=== Task prompt ===
Look through the material below. Copy each line that contains the string "chart".

------ Provided entries

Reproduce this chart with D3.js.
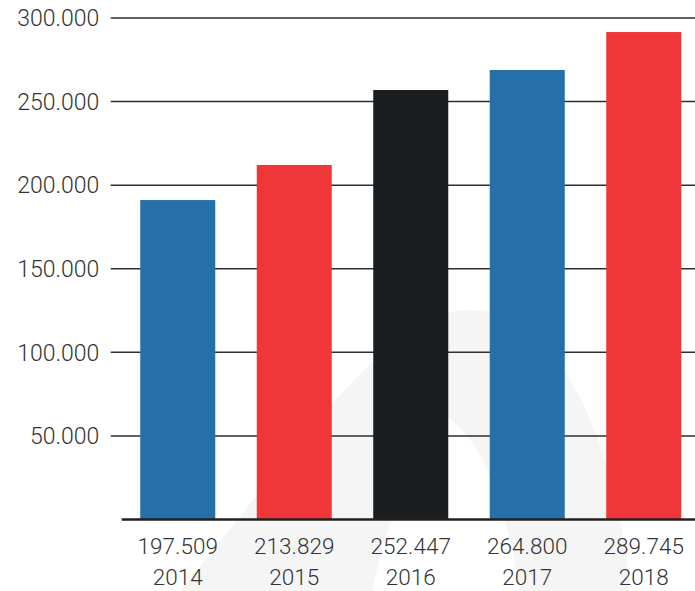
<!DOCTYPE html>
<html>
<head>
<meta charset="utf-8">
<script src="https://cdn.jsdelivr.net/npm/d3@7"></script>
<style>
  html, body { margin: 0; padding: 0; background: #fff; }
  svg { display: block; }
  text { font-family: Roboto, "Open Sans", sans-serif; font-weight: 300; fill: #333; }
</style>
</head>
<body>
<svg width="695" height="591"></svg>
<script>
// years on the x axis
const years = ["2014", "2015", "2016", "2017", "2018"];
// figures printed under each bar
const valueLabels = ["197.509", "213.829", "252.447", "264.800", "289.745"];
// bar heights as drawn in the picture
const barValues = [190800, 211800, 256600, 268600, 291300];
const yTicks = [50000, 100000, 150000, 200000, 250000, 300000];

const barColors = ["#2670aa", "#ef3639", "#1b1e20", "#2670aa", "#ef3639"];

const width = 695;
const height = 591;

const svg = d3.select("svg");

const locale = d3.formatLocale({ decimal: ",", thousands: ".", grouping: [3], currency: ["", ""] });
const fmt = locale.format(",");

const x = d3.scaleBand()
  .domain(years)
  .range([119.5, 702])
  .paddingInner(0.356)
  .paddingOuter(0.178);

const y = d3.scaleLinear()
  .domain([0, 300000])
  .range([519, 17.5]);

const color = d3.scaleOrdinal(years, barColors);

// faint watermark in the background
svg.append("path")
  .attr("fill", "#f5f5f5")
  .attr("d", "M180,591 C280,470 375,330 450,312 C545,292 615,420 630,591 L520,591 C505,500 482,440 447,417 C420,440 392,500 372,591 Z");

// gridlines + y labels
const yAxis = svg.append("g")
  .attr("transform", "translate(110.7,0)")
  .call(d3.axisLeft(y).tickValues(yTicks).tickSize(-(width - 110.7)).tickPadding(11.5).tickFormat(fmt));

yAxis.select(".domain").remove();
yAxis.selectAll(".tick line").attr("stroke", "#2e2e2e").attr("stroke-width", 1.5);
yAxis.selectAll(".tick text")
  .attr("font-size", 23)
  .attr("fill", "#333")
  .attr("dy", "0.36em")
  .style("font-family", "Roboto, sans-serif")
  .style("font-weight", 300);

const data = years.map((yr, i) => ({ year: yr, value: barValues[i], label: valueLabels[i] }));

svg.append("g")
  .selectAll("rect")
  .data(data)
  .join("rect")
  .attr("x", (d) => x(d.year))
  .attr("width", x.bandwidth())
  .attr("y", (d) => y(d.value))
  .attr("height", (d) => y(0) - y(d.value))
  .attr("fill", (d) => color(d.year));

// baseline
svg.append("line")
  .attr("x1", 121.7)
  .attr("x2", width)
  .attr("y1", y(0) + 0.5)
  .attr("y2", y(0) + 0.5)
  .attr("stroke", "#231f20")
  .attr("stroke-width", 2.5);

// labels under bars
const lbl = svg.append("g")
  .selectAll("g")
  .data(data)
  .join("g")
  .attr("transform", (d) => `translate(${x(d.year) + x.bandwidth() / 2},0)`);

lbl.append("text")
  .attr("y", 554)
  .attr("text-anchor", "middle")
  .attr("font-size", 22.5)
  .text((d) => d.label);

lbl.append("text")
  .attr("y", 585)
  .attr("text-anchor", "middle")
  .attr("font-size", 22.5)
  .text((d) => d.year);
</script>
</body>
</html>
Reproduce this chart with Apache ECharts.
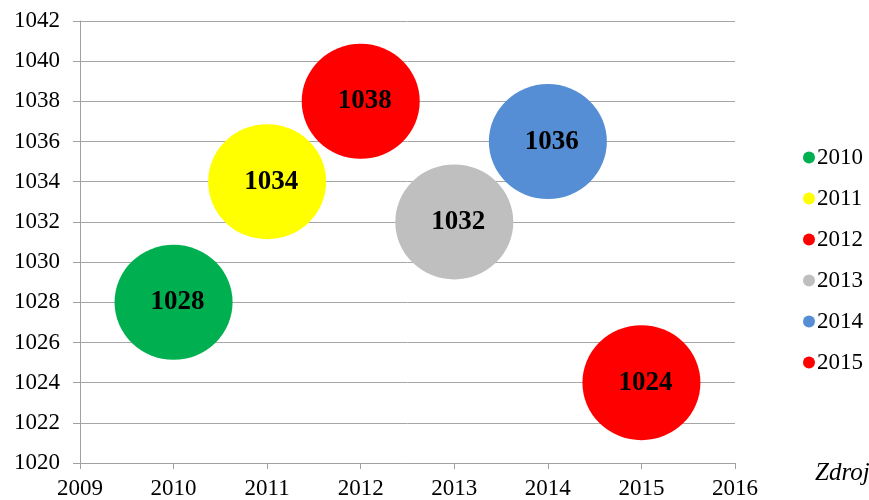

------------

=== Final answer ===
Reproduce this chart with D3.js.
Reproduce this chart with Apache ECharts.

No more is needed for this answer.